REPRODUCTION THROUGH HEADPHONES OR A PAIR OF LOUDSPEAKERS

[0033] An alternative to the headphone solution is listening with a two- loudspeaker system, for instance the loudspeakers on the front of a lap-top. If such loudspeakers are supplied with the binaural signals, and not earphones of a headphone, crosstalk shall have to be processed: the left (respectively right) binaural signal which is intended to the left (respectively right) ear only is perceived not only by the left (respectively right) ear, but also by the right (respectively left) ear modulo the circumventing of the head. Such crosstalk between the two ears destroys the illusion of the virtual sound scene. The general solution is based on a pre-processing of the binaural signals upstream of the diffusion by the loudspeakers: the spurious signal resulting from the crosstalk is injected in phase opposition into the original binaural signal, so as to cancel the circumventing wave upon diffusion. This is the crosstalk canceller process.

[0034] The series of transfer functions are recorded in a data base 51 , with an indicator corresponding to the rank of the acquisition distance during the acquisition phase.

[0035] The selection of the series is controlled by a signal 50 corresponding to the listening level for instance from the man-machine interface controlling a digital amplifier.

[0036] The computer determines the appropriate rank according to the level selected on the amplifier:

- for a high level, the rank corresponding to the series of transfer functions acquired with the loudspeakers 1 to 5 positioned far away, which corresponds to a long impulse response IR, of the order of 400ms to 2s, acquired with loudspeakers 1 to 5 positioned at a distance from 3 to 5 meters from the microphones 6, 7.

- for a low level, the rank corresponding to the series of transfer functions acquired with the loudspeakers 1 to 5 positioned at a short distance, which corresponds to a short impulse response IR, of the order of 50ms to Is, acquired with loudspeakers 1 to 5 positioned at a distance from 1 to 2 meters from the microphones 6, 7.

Claims

1. A sound spatialization method consisting in applying the filtering of a sound signal with a transfer function which takes into account a determined profile through the acquisition of an impulse response of a reference room, characterized in that it includes a step of modifying said transfer function according to a signal representative of the amplification amount.

2. A sound spatialization method according to claim 1, characterized in that said modification of the transfer function consists in selecting a profile among a plurality of profiles, each one corresponding to one acquisition of an impulse response of said reference room with a different distance.

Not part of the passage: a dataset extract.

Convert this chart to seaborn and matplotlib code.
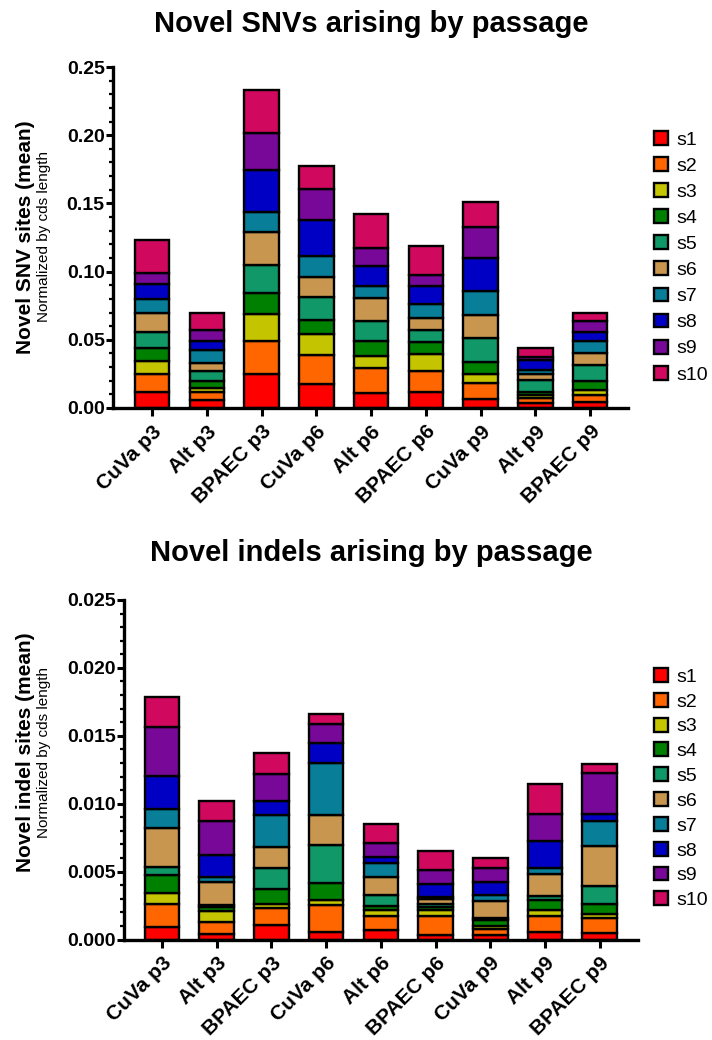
import matplotlib
matplotlib.use("Agg")
import matplotlib.pyplot as plt
from matplotlib.patches import Patch
from matplotlib.ticker import MultipleLocator, AutoMinorLocator, FormatStrFormatter
import seaborn as sns
import numpy as np

sns.set_theme(style="white")
plt.rcParams['font.family'] = ['Liberation Sans', 'DejaVu Sans']
plt.rcParams['text.color'] = 'black'
plt.rcParams['axes.labelcolor'] = 'black'
plt.rcParams['xtick.color'] = 'black'
plt.rcParams['ytick.color'] = 'black'

categories = ["CuVa p3", "Alt p3", "BPAEC p3", "CuVa p6", "Alt p6", "BPAEC p6", "CuVa p9", "Alt p9", "BPAEC p9"]
series = ["s1", "s2", "s3", "s4", "s5", "s6", "s7", "s8", "s9", "s10"]
colors = ["#FF0000", "#FF6600", "#C4C400", "#008000", "#109868", "#C8964F", "#087E98", "#0000C4", "#780898", "#D0085E"]

# SNV values: rows = series s1..s10, columns = categories
snv_s1  = [0.0117, 0.0061, 0.0247, 0.0174, 0.0110, 0.0117, 0.0064, 0.0037, 0.0042]
snv_s2  = [0.0130, 0.0054, 0.0242, 0.0217, 0.0186, 0.0152, 0.0122, 0.0036, 0.0051]
snv_s3  = [0.0095, 0.0029, 0.0198, 0.0149, 0.0083, 0.0125, 0.0061, 0.0020, 0.0037]
snv_s4  = [0.0100, 0.0054, 0.0159, 0.0108, 0.0110, 0.0087, 0.0090, 0.0022, 0.0068]
snv_s5  = [0.0115, 0.0073, 0.0200, 0.0166, 0.0151, 0.0089, 0.0179, 0.0088, 0.0115]
snv_s6  = [0.0142, 0.0061, 0.0244, 0.0146, 0.0164, 0.0092, 0.0166, 0.0046, 0.0090]
snv_s7  = [0.0098, 0.0091, 0.0145, 0.0154, 0.0090, 0.0098, 0.0178, 0.0032, 0.0086]
snv_s8  = [0.0110, 0.0071, 0.0308, 0.0262, 0.0145, 0.0137, 0.0242, 0.0069, 0.0066]
snv_s9  = [0.0083, 0.0075, 0.0273, 0.0232, 0.0137, 0.0076, 0.0225, 0.0024, 0.0080]
snv_s10 = [0.0240, 0.0128, 0.0318, 0.0169, 0.0244, 0.0213, 0.0186, 0.0063, 0.0064]

# indel values
ind_s1  = [0.00094, 0.00042, 0.00104, 0.00057, 0.00070, 0.00030, 0.00030, 0.00054, 0.00045]
ind_s2  = [0.00170, 0.00090, 0.00126, 0.00200, 0.00100, 0.00140, 0.00050, 0.00120, 0.00110]
ind_s3  = [0.00080, 0.00080, 0.00030, 0.00035, 0.00050, 0.00045, 0.00020, 0.00040, 0.00030]
ind_s4  = [0.00130, 0.00025, 0.00110, 0.00126, 0.00025, 0.00025, 0.00045, 0.00080, 0.00080]
ind_s5  = [0.00060, 0.00020, 0.00160, 0.00280, 0.00085, 0.00025, 0.00010, 0.00030, 0.00130]
ind_s6  = [0.00290, 0.00165, 0.00150, 0.00220, 0.00130, 0.00035, 0.00130, 0.00160, 0.00290]
ind_s7  = [0.00140, 0.00040, 0.00240, 0.00380, 0.00100, 0.00010, 0.00045, 0.00040, 0.00190]
ind_s8  = [0.00240, 0.00160, 0.00100, 0.00150, 0.00050, 0.00100, 0.00093, 0.00200, 0.00050]
ind_s9  = [0.00360, 0.00250, 0.00200, 0.00140, 0.00100, 0.00100, 0.00100, 0.00200, 0.00300]
ind_s10 = [0.00220, 0.00150, 0.00150, 0.00070, 0.00140, 0.00140, 0.00080, 0.00220, 0.00070]

snv = [snv_s1, snv_s2, snv_s3, snv_s4, snv_s5, snv_s6, snv_s7, snv_s8, snv_s9, snv_s10]
ind = [ind_s1, ind_s2, ind_s3, ind_s4, ind_s5, ind_s6, ind_s7, ind_s8, ind_s9, ind_s10]

fig = plt.figure(figsize=(7.12, 10.4), dpi=100)
ax1 = fig.add_axes([113/712, 1-408/1040, 515/712, 341/1040])
ax2 = fig.add_axes([124/712, 1-939.5/1040, 514/712, 339.5/1040])


def stacked(ax, data, ymax, major, fmt, xlim):
    bottom = np.zeros(len(categories))
    for name, vals, col in zip(series, data, colors):
        sns.barplot(x=categories, y=vals, bottom=bottom, color=col, saturation=1,
                    width=0.63, edgecolor="black", linewidth=1.7, ax=ax, errorbar=None)
        bottom = bottom + np.array(vals)
    ax.set_ylim(0, ymax)
    ax.set_xlim(*xlim)
    ax.yaxis.set_major_locator(MultipleLocator(major))
    ax.yaxis.set_minor_locator(AutoMinorLocator(5))
    ax.yaxis.set_major_formatter(FormatStrFormatter(fmt))
    for s in ["top", "right"]:
        ax.spines[s].set_visible(False)
    for s in ["left", "bottom"]:
        ax.spines[s].set_linewidth(2.4)
        ax.spines[s].set_color("black")
    ax.tick_params(axis="y", which="major", direction="out", length=5, width=2.2,
                   left=True, labelsize=14, pad=1.0, color="black")
    ax.tick_params(axis="y", which="minor", direction="out", length=3, width=1.6,
                   left=True, color="black")
    ax.tick_params(axis="x", which="major", direction="out", length=6, width=2.2,
                   bottom=True, labelsize=15, pad=4, color="black")
    ax.set_xticks(range(len(categories)))
    ax.set_xticklabels(categories, rotation=45, ha="right", rotation_mode="anchor",
                       fontweight="bold")
    for lab in ax.get_yticklabels():
        lab.set_fontweight("bold")
    ax.set_xlabel("")
    ax.set_ylabel("")
    ax.grid(False)


stacked(ax1, snv, 0.25, 0.05, "%.2f", (-0.712, 8.69))
stacked(ax2, ind, 0.025, 0.005, "%.3f", (-0.695, 8.70))

fig.text(371/712, 1-24/1040, "Novel SNVs arising by passage", ha="center", va="center",
         fontsize=21, fontweight="bold")
fig.text(371/712, 1-553/1040, "Novel indels arising by passage", ha="center", va="center",
         fontsize=21, fontweight="bold")

fig.text(26/712, 1-237/1040, "Novel SNV sites (mean)", rotation=90, ha="center", va="center",
         fontsize=15, fontweight="bold")
fig.text(44/712, 1-237/1040, "Normalized by cds length", rotation=90, ha="center", va="center",
         fontsize=11)
fig.text(26/712, 1-752/1040, "Novel indel sites (mean)", rotation=90, ha="center", va="center",
         fontsize=15, fontweight="bold")
fig.text(44/712, 1-752/1040, "Normalized by cds length", rotation=90, ha="center", va="center",
         fontsize=11)

handles = [Patch(facecolor=c, edgecolor="black", linewidth=1.7, label=s) for s, c in zip(series, colors)]
for ytop, spacing in [(131, 0.43), (668, 0.365)]:
    fig.legend(handles=handles, loc="upper left", bbox_to_anchor=(654/712, 1-ytop/1040),
               frameon=False, fontsize=14, handlelength=0.72, handleheight=0.72,
               handletextpad=0.45, labelspacing=spacing, borderaxespad=0, borderpad=0)

fig.savefig("out.png", dpi=100)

3. A sound spatialization method according to claim 2, characterized in that it further comprises steps of calculating, in real time, synectic profiles by combining at least two pre-recorded profiles.

4. A sound spatialization method according to claim 1, characterized in that said modification of the transfer function consists in selecting a variable length sequence of said profile, with the size of said sequence depending on the amplification amount.

5. Sound spatialization equipment for implementing the method according to claim 1 , comprising a computer for executing a process consisting in applying the filtering of a sound signal with a transfer function which takes into account a determined profile through the acquisition of an impulse response of a reference room, characterized in that said computer includes means for selecting a series of transfer functions according to a signal representative of the amplification amount.